Phase 4: storage architecture
Recommended layout for video training datasets:
s3://my-dataset/
raw/
YYYY-MM-DD/
<video_id>.mp4
<video_id>.json ← metadata (title, description, length, codec)
processed/
frames/<video_id>/<frame_n>.jpg
audio/<video_id>.opus
transcripts/<video_id>.json
manifests/
train.parquet
val.parquet
test.parquetTornado delivers raw + metadata to your `raw/` prefix directly. Egress fees are zero because Tornado runs in your cloud region (avoids cross-cloud transfer). For S3, enable Intelligent-Tiering to auto-move cold videos to Glacier after 30 days.
Phase 5: preprocessing for ML
Common preprocessing steps:
- Frame extraction: ffmpeg at 1 fps for vision tasks, or keyframes only for efficiency.

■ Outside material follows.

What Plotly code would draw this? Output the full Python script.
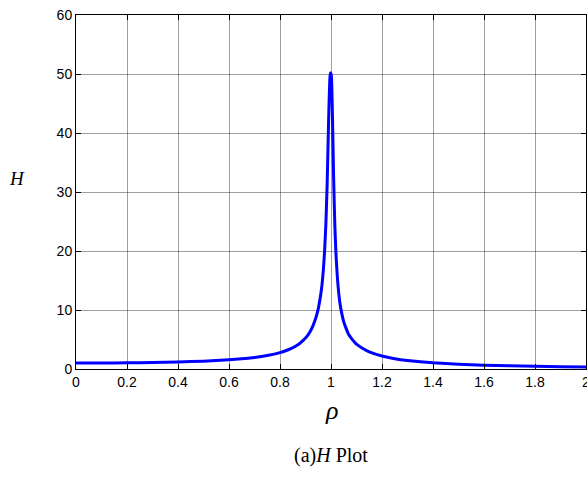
import plotly.graph_objects as go

rho = [0, 0.1, 0.2, 0.3, 0.4, 0.5, 0.6, 0.65, 0.7, 0.75, 0.8, 0.83, 0.85, 0.87, 0.88, 0.9,
       0.91, 0.92, 0.93, 0.94, 0.95, 0.96, 0.965, 0.97, 0.975, 0.98, 0.985, 0.99, 0.993,
       0.996, 0.998, 1.0, 1.002, 1.005, 1.01, 1.015, 1.02, 1.025, 1.03, 1.035, 1.04, 1.05,
       1.06, 1.07, 1.08, 1.1, 1.12, 1.15, 1.2, 1.25, 1.3, 1.4, 1.5, 1.6, 1.7, 1.8, 1.9, 2.0]
H = [1.0, 1.01, 1.04, 1.10, 1.19, 1.33, 1.56, 1.73, 1.96, 2.29, 2.78, 3.22, 3.6, 4.1, 4.43, 5.26,
     5.8, 6.5, 7.4, 8.6, 10.2, 12.7, 14.4, 16.8, 20.1, 24.7, 31.5, 41.0, 46.0,
     49.5, 50.2, 50.0, 49.3, 44.5, 33.0, 24.3, 19.1, 15.5, 13.0, 11.2, 9.9, 8.0,
     6.8, 5.8, 5.2, 4.2, 3.6, 2.9, 2.2, 1.75, 1.45, 1.04, 0.8, 0.64, 0.53, 0.45, 0.38, 0.33]

x_ticks = [0, 0.2, 0.4, 0.6, 0.8, 1, 1.2, 1.4, 1.6, 1.8, 2]
x_tick_labels = ["0", "0.2", "0.4", "0.6", "0.8", "1", "1.2", "1.4", "1.6", "1.8", "2"]
y_ticks = [0, 10, 20, 30, 40, 50, 60]

fig = go.Figure()
fig.add_trace(go.Scatter(x=rho, y=H, mode="lines",
                         line=dict(color="#0000ff", width=3, shape="spline", smoothing=0.4),
                         showlegend=False))

axis_common = dict(showline=True, linecolor="black", linewidth=1, mirror="ticks",
                   ticks="inside", ticklen=5, tickcolor="black",
                   showgrid=True, gridcolor="rgba(0,0,0,0.38)", gridwidth=1,
                   zeroline=False, automargin=False, ticklabeloverflow="allow",
                   tickfont=dict(family="Arial, Liberation Sans", size=14, color="black"))

fig.update_xaxes(range=[0, 2], tickvals=x_ticks, ticktext=x_tick_labels, **axis_common)
fig.update_yaxes(range=[0, 60], tickvals=y_ticks, **axis_common)

L, R, T, B = 76, 1, 15, 110
W, Ht = 587, 479
pw = W - L - R
ph = Ht - T - B

fig.update_layout(
    width=W, height=Ht,
    margin=dict(l=L, r=R, t=T, b=B, autoexpand=False),
    plot_bgcolor="white", paper_bgcolor="white",
    annotations=[
        dict(text="<i>H</i>", x=(17 - L) / pw, y=(369 - 178) / ph, xref="paper", yref="paper",
             showarrow=False, xanchor="center", yanchor="middle",
             font=dict(family="Liberation Serif, Times New Roman", size=19, color="black")),
        dict(text="<i>ρ</i>", x=1.0, y=(369 - 410) / ph, xref="x", yref="paper",
             showarrow=False, yanchor="middle",
             font=dict(family="Liberation Serif, Times New Roman", size=26, color="black")),
        dict(text="(a)<i>H</i> Plot", x=1.0, y=(369 - 455) / ph, xref="x", yref="paper",
             showarrow=False, yanchor="middle",
             font=dict(family="Liberation Serif, Times New Roman", size=20, color="black")),
    ],
)

fig.write_html("out.html", config={"displayModeBar": False},
               post_script="document.body.style.margin='0';document.body.style.padding='0';")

Run as a Lambda/Cloud Run job triggered by Tornado's job-complete webhook.
- Audio extraction: ffmpeg → opus or 16 kHz mono wav for Whisper input.
- Transcription: Whisper-V3 or local model. Tornado can return raw audio optimized for transcription pipelines.
- Metadata enrichment: language detection, scene change detection, NSFW filtering. These are often parallel pipelines fed by the same raw video.
FAQ
How much video do I need to train a model?
For finetuning a vision-language model on a specific domain, 1,000–10,000 hours often suffices. For pretraining a foundation model, 100,000–1M+ hours. At 0.5 GB/hour average, that's 500 GB to 500 TB of raw video.
Is YouTube data legal for AI training?
The legal landscape evolves. As of 2026, fair use for transformative research has stronger standing than commercial deployment. Always engage your legal team before scaling. Document source URLs, dates, and your reasoning.
What's the fastest way to extract a YouTube playlist?
With Tornado: POST the playlist URL to /batches, get a job_id, await the all-jobs-complete webhook. The platform parallelizes the individual video extractions across the 50 Gbps backbone.
How do I keep the dataset fresh?
Schedule periodic recrawls of source URLs (weekly/monthly) and append-only writes to your manifest. Tornado's webhook-driven model lets you trigger ETL pipelines automatically when new videos land.